SUPPLIED MATERIAL »
+ + + +
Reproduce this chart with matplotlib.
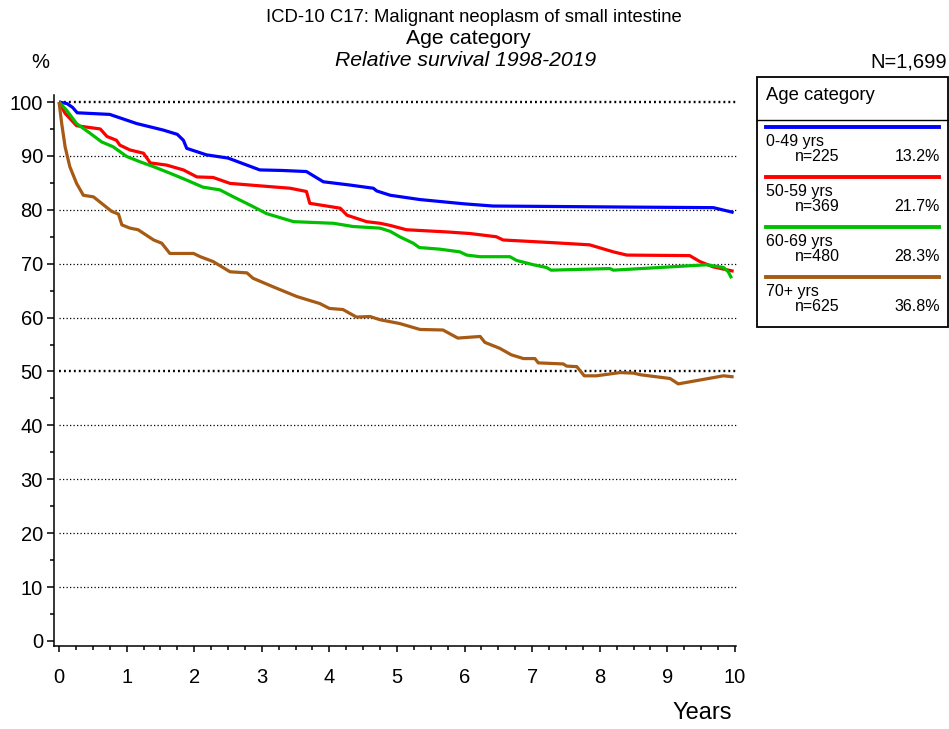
+ + + +
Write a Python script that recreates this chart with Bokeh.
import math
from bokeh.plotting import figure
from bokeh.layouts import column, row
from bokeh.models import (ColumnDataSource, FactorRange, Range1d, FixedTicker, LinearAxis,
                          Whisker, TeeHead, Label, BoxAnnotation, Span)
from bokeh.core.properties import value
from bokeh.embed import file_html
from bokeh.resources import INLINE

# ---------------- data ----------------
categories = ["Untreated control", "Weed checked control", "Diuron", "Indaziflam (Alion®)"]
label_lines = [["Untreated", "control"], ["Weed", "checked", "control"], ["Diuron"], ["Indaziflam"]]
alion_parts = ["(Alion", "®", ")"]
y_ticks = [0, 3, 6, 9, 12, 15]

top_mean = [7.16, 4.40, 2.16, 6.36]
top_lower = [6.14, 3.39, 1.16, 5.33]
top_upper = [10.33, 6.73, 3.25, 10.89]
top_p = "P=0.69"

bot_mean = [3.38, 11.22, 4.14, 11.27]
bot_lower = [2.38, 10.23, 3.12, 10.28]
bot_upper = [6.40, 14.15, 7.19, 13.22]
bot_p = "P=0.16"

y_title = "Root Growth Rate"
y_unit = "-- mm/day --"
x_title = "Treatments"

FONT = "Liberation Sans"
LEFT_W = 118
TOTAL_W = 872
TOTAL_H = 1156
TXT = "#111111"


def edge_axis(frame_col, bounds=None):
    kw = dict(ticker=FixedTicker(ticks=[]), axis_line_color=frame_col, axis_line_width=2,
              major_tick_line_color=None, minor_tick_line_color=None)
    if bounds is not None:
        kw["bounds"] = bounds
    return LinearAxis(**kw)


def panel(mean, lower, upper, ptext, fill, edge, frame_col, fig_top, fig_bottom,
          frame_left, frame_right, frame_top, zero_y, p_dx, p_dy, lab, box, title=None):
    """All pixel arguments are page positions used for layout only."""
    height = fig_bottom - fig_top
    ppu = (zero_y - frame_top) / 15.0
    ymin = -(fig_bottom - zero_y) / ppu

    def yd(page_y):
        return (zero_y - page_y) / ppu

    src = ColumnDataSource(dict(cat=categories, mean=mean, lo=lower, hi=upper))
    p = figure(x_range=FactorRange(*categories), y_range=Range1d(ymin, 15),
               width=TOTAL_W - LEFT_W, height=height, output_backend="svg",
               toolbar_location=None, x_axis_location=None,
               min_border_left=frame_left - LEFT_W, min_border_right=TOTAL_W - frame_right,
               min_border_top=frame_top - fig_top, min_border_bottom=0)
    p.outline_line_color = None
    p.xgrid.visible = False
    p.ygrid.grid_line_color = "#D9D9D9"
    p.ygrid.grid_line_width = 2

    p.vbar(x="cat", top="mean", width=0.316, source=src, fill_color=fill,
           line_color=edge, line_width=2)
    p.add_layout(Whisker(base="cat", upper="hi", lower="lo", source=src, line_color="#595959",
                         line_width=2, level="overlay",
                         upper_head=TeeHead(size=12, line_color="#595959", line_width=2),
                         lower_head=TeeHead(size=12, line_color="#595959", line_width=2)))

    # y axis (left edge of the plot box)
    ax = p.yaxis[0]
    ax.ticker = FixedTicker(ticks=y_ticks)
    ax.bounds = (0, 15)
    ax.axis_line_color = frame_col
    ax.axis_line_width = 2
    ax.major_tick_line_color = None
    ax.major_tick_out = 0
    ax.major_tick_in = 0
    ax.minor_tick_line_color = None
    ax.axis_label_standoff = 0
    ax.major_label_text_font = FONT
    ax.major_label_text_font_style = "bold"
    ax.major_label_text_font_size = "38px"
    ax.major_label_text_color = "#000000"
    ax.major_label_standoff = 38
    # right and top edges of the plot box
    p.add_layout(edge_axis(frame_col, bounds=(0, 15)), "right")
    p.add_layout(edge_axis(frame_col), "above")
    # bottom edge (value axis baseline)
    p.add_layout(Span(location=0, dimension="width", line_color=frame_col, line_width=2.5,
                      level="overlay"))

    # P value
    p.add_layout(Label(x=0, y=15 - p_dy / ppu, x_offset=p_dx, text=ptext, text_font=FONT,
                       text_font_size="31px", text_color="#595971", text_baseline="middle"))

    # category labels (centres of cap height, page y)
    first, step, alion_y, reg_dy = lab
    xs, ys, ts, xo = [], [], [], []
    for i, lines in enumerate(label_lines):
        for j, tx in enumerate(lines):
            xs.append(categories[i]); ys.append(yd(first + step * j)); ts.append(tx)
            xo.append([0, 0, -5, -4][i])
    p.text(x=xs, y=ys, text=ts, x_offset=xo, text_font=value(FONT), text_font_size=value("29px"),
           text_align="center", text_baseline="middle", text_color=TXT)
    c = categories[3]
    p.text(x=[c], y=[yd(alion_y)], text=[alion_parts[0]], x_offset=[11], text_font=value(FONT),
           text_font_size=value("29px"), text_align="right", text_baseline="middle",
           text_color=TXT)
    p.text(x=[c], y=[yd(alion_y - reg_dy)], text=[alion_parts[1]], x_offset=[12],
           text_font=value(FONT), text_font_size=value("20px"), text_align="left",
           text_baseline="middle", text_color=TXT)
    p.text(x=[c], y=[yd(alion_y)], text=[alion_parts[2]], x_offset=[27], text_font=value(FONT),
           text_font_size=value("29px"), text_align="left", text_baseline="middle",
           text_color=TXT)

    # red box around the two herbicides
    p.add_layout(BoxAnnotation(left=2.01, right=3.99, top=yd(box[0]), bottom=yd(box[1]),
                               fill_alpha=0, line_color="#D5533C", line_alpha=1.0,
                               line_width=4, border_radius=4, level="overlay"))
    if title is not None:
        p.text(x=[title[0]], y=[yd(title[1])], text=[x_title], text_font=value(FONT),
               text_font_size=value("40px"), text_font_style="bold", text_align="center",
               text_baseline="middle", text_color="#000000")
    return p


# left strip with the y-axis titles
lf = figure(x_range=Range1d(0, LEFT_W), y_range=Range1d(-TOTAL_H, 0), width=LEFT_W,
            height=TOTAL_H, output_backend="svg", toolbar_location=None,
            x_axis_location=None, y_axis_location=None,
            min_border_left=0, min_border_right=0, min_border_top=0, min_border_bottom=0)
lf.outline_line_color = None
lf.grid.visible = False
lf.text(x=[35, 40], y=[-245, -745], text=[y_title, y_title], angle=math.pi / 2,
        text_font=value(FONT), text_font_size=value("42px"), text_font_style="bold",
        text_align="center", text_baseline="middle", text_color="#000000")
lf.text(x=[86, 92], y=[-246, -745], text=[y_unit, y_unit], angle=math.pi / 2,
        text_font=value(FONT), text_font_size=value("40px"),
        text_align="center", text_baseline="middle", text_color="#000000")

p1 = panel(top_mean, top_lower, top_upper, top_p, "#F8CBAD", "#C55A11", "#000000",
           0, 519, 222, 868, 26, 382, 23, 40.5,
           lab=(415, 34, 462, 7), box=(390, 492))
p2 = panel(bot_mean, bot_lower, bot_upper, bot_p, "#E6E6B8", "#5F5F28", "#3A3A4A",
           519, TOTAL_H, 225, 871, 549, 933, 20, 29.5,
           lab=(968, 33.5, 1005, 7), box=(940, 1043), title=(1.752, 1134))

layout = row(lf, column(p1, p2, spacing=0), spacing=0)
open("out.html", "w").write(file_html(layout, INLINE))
+ + + +
EXERCISE » Extract, word for word, the line containing "Write a Python", the line containing "return LinearAxis(**kw)", and every line between them.

ANSWER BELOW »
Write a Python script that recreates this chart with Bokeh.
import math
from bokeh.plotting import figure
from bokeh.layouts import column, row
from bokeh.models import (ColumnDataSource, FactorRange, Range1d, FixedTicker, LinearAxis,
                          Whisker, TeeHead, Label, BoxAnnotation, Span)
from bokeh.core.properties import value
from bokeh.embed import file_html
from bokeh.resources import INLINE

# ---------------- data ----------------
categories = ["Untreated control", "Weed checked control", "Diuron", "Indaziflam (Alion®)"]
label_lines = [["Untreated", "control"], ["Weed", "checked", "control"], ["Diuron"], ["Indaziflam"]]
alion_parts = ["(Alion", "®", ")"]
y_ticks = [0, 3, 6, 9, 12, 15]

top_mean = [7.16, 4.40, 2.16, 6.36]
top_lower = [6.14, 3.39, 1.16, 5.33]
top_upper = [10.33, 6.73, 3.25, 10.89]
top_p = "P=0.69"

bot_mean = [3.38, 11.22, 4.14, 11.27]
bot_lower = [2.38, 10.23, 3.12, 10.28]
bot_upper = [6.40, 14.15, 7.19, 13.22]
bot_p = "P=0.16"

y_title = "Root Growth Rate"
y_unit = "-- mm/day --"
x_title = "Treatments"

FONT = "Liberation Sans"
LEFT_W = 118
TOTAL_W = 872
TOTAL_H = 1156
TXT = "#111111"


def edge_axis(frame_col, bounds=None):
    kw = dict(ticker=FixedTicker(ticks=[]), axis_line_color=frame_col, axis_line_width=2,
              major_tick_line_color=None, minor_tick_line_color=None)
    if bounds is not None:
        kw["bounds"] = bounds
    return LinearAxis(**kw)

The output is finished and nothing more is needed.